Task prompt: Copy, exactly as written, the lines that begin at the one containing "Clone this chart in Chart.js." and end at the one containing "2750, 2800, 2845];". Skip any pictures in the data below.

Extracted data:
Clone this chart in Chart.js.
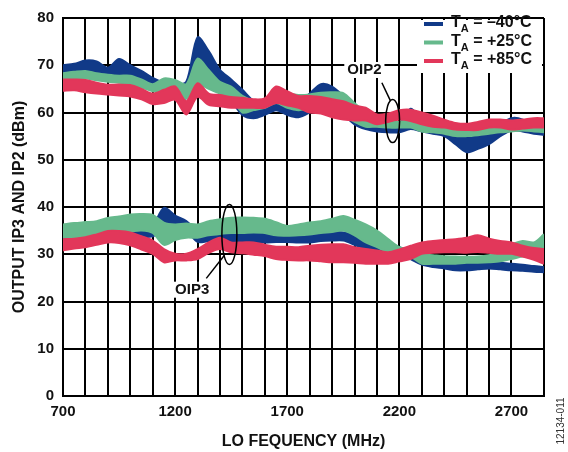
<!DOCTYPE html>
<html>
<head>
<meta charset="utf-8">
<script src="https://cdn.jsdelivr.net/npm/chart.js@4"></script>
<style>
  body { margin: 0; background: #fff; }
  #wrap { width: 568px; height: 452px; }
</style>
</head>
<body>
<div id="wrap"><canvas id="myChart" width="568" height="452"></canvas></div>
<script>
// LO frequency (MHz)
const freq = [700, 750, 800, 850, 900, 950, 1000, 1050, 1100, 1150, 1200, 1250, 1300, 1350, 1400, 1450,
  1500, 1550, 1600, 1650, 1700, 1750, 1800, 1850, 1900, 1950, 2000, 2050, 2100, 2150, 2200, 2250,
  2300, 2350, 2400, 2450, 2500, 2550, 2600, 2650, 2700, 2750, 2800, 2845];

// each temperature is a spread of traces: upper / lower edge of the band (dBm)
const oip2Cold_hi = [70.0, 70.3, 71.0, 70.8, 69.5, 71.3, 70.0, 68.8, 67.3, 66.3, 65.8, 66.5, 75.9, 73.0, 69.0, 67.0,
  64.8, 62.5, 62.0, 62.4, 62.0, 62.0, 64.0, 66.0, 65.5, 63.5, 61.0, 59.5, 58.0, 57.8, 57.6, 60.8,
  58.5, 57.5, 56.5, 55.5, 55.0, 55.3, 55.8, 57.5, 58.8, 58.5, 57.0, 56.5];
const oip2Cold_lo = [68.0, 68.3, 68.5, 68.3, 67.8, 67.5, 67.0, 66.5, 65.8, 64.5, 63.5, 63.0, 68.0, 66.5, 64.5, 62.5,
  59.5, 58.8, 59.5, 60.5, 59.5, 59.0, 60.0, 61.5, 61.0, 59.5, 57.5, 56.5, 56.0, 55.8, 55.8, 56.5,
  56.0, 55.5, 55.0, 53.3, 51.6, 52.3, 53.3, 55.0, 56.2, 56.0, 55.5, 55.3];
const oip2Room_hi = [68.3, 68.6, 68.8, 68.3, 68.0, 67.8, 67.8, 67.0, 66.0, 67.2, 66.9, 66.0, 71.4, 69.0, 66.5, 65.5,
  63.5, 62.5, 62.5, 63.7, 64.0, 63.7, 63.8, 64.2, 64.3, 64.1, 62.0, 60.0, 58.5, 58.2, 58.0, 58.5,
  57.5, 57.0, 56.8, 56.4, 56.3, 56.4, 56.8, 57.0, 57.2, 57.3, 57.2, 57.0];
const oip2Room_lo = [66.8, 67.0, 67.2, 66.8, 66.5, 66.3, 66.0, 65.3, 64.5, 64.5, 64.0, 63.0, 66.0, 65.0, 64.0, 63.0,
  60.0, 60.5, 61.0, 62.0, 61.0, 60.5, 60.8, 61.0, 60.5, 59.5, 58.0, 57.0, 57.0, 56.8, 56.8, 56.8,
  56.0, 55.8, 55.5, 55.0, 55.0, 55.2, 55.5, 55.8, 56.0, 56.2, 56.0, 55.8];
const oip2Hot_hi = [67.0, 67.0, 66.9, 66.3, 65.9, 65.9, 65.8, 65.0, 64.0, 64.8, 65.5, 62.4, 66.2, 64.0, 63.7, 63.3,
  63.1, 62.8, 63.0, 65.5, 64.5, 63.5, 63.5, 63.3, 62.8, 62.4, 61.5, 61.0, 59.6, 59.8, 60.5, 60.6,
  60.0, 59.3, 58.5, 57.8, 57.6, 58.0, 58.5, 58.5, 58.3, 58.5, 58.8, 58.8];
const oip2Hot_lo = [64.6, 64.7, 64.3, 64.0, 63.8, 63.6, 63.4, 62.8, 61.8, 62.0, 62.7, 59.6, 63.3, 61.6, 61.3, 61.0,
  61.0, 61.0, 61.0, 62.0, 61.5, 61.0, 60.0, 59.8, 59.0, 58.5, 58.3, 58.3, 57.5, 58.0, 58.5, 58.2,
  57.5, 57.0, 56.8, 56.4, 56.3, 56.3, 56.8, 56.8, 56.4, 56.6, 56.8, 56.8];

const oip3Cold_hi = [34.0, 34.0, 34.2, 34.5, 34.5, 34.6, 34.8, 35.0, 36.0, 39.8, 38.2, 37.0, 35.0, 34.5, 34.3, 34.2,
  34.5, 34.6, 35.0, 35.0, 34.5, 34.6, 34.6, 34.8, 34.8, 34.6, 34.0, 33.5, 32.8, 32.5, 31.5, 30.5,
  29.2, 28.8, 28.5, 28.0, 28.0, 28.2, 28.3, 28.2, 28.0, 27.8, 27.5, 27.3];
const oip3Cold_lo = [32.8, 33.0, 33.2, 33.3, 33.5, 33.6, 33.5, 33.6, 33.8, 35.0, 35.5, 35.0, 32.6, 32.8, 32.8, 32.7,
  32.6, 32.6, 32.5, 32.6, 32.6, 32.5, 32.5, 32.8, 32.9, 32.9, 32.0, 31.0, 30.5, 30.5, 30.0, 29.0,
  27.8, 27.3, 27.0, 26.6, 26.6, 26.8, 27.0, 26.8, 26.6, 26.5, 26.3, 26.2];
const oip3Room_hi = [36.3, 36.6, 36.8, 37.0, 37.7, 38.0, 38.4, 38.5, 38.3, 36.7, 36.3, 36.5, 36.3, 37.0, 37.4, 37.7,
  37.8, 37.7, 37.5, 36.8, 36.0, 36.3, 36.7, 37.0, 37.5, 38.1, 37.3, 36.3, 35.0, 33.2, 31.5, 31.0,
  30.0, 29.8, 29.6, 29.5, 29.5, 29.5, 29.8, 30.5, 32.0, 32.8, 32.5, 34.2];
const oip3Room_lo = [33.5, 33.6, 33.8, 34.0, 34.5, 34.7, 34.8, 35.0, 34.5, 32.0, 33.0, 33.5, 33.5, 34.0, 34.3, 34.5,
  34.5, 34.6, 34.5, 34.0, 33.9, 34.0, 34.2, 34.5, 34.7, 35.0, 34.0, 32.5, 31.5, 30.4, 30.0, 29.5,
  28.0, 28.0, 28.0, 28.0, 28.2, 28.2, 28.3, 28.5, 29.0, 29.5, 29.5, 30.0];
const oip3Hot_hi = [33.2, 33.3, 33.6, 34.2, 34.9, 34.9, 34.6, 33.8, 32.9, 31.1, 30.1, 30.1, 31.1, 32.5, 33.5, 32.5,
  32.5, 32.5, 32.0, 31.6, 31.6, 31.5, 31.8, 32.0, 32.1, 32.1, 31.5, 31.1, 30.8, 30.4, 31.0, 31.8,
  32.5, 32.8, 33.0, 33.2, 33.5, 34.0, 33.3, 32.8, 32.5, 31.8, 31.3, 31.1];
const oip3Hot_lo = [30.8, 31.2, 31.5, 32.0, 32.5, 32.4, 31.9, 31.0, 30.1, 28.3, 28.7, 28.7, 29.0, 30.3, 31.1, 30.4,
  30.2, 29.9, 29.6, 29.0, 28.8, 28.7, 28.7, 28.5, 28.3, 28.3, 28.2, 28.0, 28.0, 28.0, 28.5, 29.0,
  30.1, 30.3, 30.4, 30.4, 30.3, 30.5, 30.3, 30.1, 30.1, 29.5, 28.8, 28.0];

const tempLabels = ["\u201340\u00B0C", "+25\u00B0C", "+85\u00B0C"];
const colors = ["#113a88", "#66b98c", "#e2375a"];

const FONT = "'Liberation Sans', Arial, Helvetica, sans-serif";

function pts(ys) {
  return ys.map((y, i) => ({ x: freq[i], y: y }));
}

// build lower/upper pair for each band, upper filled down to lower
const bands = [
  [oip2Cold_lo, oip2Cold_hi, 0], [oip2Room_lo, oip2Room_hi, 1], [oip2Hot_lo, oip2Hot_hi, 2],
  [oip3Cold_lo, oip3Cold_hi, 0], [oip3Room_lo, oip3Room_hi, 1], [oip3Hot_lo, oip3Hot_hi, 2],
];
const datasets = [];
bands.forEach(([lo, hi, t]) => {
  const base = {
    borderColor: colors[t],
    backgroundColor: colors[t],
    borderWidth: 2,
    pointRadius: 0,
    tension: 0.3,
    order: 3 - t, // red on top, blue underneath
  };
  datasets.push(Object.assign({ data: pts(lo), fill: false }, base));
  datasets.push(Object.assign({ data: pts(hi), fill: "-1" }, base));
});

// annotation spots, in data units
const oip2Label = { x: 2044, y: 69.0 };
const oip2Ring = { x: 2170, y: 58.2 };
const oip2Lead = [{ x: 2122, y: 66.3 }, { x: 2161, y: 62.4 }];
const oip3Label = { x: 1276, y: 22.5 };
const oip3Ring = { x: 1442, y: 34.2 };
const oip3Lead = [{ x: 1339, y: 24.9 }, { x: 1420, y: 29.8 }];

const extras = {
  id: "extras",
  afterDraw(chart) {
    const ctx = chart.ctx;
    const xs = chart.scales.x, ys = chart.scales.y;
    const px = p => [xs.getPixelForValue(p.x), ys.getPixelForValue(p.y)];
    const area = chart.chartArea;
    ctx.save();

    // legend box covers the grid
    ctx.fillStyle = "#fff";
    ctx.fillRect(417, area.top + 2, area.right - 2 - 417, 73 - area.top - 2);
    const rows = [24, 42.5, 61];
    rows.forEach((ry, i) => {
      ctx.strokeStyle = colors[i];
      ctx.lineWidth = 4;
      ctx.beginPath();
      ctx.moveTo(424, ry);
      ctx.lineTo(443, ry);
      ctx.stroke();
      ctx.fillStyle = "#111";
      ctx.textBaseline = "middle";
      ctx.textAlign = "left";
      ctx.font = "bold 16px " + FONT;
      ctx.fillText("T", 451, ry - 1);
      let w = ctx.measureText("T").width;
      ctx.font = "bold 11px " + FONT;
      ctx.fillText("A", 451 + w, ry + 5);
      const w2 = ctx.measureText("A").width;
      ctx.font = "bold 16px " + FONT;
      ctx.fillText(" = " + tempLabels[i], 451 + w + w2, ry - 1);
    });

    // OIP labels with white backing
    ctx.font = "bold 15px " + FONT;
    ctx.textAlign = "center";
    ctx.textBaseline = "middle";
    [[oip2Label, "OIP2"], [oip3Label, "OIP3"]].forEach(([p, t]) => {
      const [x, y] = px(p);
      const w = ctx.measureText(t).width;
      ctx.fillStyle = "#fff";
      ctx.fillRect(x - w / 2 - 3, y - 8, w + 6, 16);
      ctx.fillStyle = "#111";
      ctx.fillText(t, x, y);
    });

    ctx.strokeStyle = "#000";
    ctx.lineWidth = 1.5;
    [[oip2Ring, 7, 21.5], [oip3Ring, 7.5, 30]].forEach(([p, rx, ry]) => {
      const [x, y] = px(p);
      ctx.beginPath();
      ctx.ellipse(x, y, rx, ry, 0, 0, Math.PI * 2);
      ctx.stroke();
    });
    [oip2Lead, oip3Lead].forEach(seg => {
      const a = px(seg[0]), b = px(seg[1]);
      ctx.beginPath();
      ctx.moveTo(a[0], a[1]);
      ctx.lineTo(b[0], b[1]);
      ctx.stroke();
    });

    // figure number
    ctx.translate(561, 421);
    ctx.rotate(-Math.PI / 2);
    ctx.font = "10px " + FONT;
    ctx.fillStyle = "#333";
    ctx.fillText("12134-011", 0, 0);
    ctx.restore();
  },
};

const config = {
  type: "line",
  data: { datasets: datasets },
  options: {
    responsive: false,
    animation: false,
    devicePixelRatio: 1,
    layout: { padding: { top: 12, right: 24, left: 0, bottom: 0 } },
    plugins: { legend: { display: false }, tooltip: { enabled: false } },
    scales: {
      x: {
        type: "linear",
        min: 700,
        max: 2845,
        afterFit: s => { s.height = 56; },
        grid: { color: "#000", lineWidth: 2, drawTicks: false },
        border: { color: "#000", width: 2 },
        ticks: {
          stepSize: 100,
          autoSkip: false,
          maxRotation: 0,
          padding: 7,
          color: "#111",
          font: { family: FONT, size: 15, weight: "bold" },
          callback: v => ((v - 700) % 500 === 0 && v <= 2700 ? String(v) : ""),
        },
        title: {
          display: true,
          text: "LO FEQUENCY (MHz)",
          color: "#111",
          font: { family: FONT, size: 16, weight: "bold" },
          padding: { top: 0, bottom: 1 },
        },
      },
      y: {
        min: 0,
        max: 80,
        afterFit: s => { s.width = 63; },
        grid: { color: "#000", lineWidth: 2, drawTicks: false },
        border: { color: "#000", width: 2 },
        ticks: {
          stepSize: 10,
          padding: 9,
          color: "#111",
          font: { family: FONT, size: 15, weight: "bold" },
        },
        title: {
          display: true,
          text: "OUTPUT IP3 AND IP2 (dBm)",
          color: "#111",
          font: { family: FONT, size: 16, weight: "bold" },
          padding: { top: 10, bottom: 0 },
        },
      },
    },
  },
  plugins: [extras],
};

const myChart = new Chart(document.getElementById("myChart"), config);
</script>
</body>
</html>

* * *

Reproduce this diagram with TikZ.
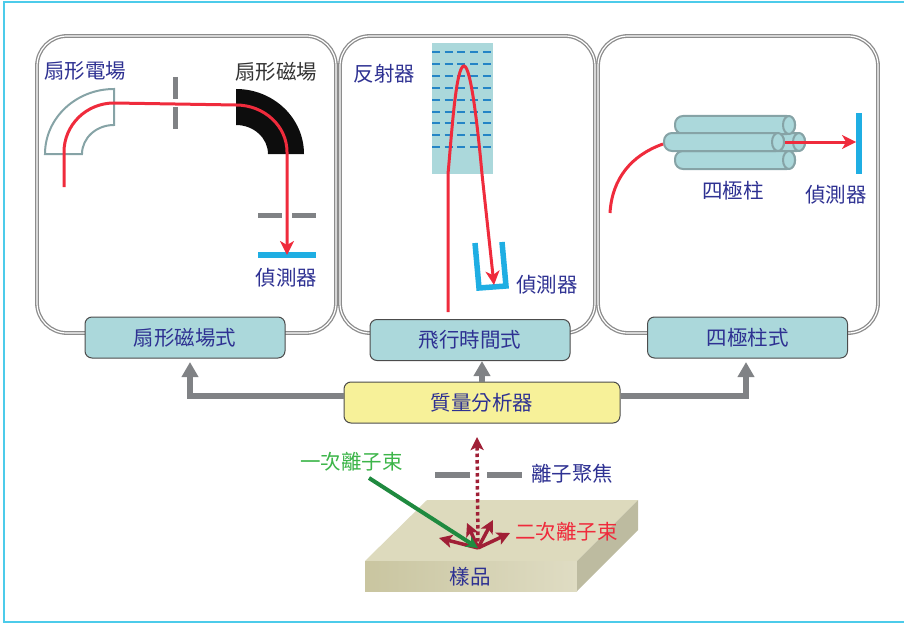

Answer to this exercise:
Clone this chart in Chart.js.
<!DOCTYPE html>
<html>
<head>
<meta charset="utf-8">
<script src="https://cdn.jsdelivr.net/npm/chart.js@4"></script>
<style>
  body { margin: 0; background: #fff; }
  #wrap { width: 568px; height: 452px; }
</style>
</head>
<body>
<div id="wrap"><canvas id="myChart" width="568" height="452"></canvas></div>
<script>
// LO frequency (MHz)
const freq = [700, 750, 800, 850, 900, 950, 1000, 1050, 1100, 1150, 1200, 1250, 1300, 1350, 1400, 1450,
  1500, 1550, 1600, 1650, 1700, 1750, 1800, 1850, 1900, 1950, 2000, 2050, 2100, 2150, 2200, 2250,
  2300, 2350, 2400, 2450, 2500, 2550, 2600, 2650, 2700, 2750, 2800, 2845];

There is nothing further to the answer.